- PROMPT
Print out every line, exactly as written.

- DATA
>>>>>
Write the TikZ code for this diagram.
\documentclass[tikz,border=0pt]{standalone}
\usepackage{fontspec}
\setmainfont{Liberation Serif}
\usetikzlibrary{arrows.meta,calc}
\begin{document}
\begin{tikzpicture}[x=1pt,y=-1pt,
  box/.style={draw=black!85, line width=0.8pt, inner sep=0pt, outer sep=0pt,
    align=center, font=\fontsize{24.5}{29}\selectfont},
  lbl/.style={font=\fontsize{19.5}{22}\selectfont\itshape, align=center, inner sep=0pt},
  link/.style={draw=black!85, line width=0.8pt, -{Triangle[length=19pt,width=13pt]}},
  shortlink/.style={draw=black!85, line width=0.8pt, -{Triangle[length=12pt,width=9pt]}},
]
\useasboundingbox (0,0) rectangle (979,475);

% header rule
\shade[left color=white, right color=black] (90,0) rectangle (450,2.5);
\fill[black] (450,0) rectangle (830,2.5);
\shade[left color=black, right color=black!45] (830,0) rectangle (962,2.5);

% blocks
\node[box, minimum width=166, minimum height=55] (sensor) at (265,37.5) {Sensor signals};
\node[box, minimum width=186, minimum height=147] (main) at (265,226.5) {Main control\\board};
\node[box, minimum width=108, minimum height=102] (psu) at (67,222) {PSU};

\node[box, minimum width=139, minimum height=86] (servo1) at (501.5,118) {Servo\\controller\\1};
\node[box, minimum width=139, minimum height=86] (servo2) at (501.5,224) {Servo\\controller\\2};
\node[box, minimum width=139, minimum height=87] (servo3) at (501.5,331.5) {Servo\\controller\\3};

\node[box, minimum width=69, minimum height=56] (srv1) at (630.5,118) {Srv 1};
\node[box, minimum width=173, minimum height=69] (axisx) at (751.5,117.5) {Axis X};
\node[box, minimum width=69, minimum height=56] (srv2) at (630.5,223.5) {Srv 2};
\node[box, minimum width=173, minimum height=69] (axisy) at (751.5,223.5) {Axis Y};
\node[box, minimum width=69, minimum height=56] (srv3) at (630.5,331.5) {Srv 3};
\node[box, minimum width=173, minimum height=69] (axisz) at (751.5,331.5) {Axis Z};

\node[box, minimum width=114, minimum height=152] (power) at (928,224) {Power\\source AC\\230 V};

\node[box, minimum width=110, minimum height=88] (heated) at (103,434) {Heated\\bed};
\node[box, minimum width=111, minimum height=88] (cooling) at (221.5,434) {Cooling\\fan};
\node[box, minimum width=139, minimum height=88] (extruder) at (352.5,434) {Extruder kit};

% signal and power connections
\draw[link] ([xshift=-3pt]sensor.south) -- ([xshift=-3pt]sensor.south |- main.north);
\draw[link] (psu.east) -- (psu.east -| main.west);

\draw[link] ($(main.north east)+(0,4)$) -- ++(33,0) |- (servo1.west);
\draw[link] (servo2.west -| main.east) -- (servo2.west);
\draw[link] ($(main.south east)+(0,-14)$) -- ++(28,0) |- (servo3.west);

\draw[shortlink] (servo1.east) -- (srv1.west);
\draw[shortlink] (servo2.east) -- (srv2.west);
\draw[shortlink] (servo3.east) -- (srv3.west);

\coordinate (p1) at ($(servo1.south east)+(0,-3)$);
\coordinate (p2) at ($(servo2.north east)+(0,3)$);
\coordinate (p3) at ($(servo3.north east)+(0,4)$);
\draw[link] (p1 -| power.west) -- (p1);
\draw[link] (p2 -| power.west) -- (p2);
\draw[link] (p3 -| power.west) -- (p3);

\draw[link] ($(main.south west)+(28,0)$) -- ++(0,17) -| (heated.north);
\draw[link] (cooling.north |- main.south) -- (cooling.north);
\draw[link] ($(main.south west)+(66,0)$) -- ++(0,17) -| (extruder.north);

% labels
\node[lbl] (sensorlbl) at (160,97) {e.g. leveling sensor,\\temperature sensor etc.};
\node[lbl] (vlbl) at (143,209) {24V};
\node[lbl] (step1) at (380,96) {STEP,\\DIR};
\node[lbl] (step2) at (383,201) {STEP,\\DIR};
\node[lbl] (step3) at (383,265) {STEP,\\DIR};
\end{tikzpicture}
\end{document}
<<<<<
- SOLUTION FOR THIS PROBLEM
Write the TikZ code for this diagram.
\documentclass[tikz,border=0pt]{standalone}
\usepackage{fontspec}
\setmainfont{Liberation Serif}
\usetikzlibrary{arrows.meta,calc}
\begin{document}
\begin{tikzpicture}[x=1pt,y=-1pt,
  box/.style={draw=black!85, line width=0.8pt, inner sep=0pt, outer sep=0pt,
    align=center, font=\fontsize{24.5}{29}\selectfont},
  lbl/.style={font=\fontsize{19.5}{22}\selectfont\itshape, align=center, inner sep=0pt},
  link/.style={draw=black!85, line width=0.8pt, -{Triangle[length=19pt,width=13pt]}},
  shortlink/.style={draw=black!85, line width=0.8pt, -{Triangle[length=12pt,width=9pt]}},
]
\useasboundingbox (0,0) rectangle (979,475);

% header rule
\shade[left color=white, right color=black] (90,0) rectangle (450,2.5);
\fill[black] (450,0) rectangle (830,2.5);
\shade[left color=black, right color=black!45] (830,0) rectangle (962,2.5);

% blocks
\node[box, minimum width=166, minimum height=55] (sensor) at (265,37.5) {Sensor signals};
\node[box, minimum width=186, minimum height=147] (main) at (265,226.5) {Main control\\board};
\node[box, minimum width=108, minimum height=102] (psu) at (67,222) {PSU};

\node[box, minimum width=139, minimum height=86] (servo1) at (501.5,118) {Servo\\controller\\1};
\node[box, minimum width=139, minimum height=86] (servo2) at (501.5,224) {Servo\\controller\\2};
\node[box, minimum width=139, minimum height=87] (servo3) at (501.5,331.5) {Servo\\controller\\3};

\node[box, minimum width=69, minimum height=56] (srv1) at (630.5,118) {Srv 1};
\node[box, minimum width=173, minimum height=69] (axisx) at (751.5,117.5) {Axis X};
\node[box, minimum width=69, minimum height=56] (srv2) at (630.5,223.5) {Srv 2};
\node[box, minimum width=173, minimum height=69] (axisy) at (751.5,223.5) {Axis Y};
\node[box, minimum width=69, minimum height=56] (srv3) at (630.5,331.5) {Srv 3};
\node[box, minimum width=173, minimum height=69] (axisz) at (751.5,331.5) {Axis Z};

\node[box, minimum width=114, minimum height=152] (power) at (928,224) {Power\\source AC\\230 V};

\node[box, minimum width=110, minimum height=88] (heated) at (103,434) {Heated\\bed};
\node[box, minimum width=111, minimum height=88] (cooling) at (221.5,434) {Cooling\\fan};
\node[box, minimum width=139, minimum height=88] (extruder) at (352.5,434) {Extruder kit};

% signal and power connections
\draw[link] ([xshift=-3pt]sensor.south) -- ([xshift=-3pt]sensor.south |- main.north);
\draw[link] (psu.east) -- (psu.east -| main.west);

\draw[link] ($(main.north east)+(0,4)$) -- ++(33,0) |- (servo1.west);
\draw[link] (servo2.west -| main.east) -- (servo2.west);
\draw[link] ($(main.south east)+(0,-14)$) -- ++(28,0) |- (servo3.west);

\draw[shortlink] (servo1.east) -- (srv1.west);
\draw[shortlink] (servo2.east) -- (srv2.west);
\draw[shortlink] (servo3.east) -- (srv3.west);

\coordinate (p1) at ($(servo1.south east)+(0,-3)$);
\coordinate (p2) at ($(servo2.north east)+(0,3)$);
\coordinate (p3) at ($(servo3.north east)+(0,4)$);
\draw[link] (p1 -| power.west) -- (p1);
\draw[link] (p2 -| power.west) -- (p2);
\draw[link] (p3 -| power.west) -- (p3);

\draw[link] ($(main.south west)+(28,0)$) -- ++(0,17) -| (heated.north);
\draw[link] (cooling.north |- main.south) -- (cooling.north);
\draw[link] ($(main.south west)+(66,0)$) -- ++(0,17) -| (extruder.north);

% labels
\node[lbl] (sensorlbl) at (160,97) {e.g. leveling sensor,\\temperature sensor etc.};
\node[lbl] (vlbl) at (143,209) {24V};
\node[lbl] (step1) at (380,96) {STEP,\\DIR};
\node[lbl] (step2) at (383,201) {STEP,\\DIR};
\node[lbl] (step3) at (383,265) {STEP,\\DIR};
\end{tikzpicture}
\end{document}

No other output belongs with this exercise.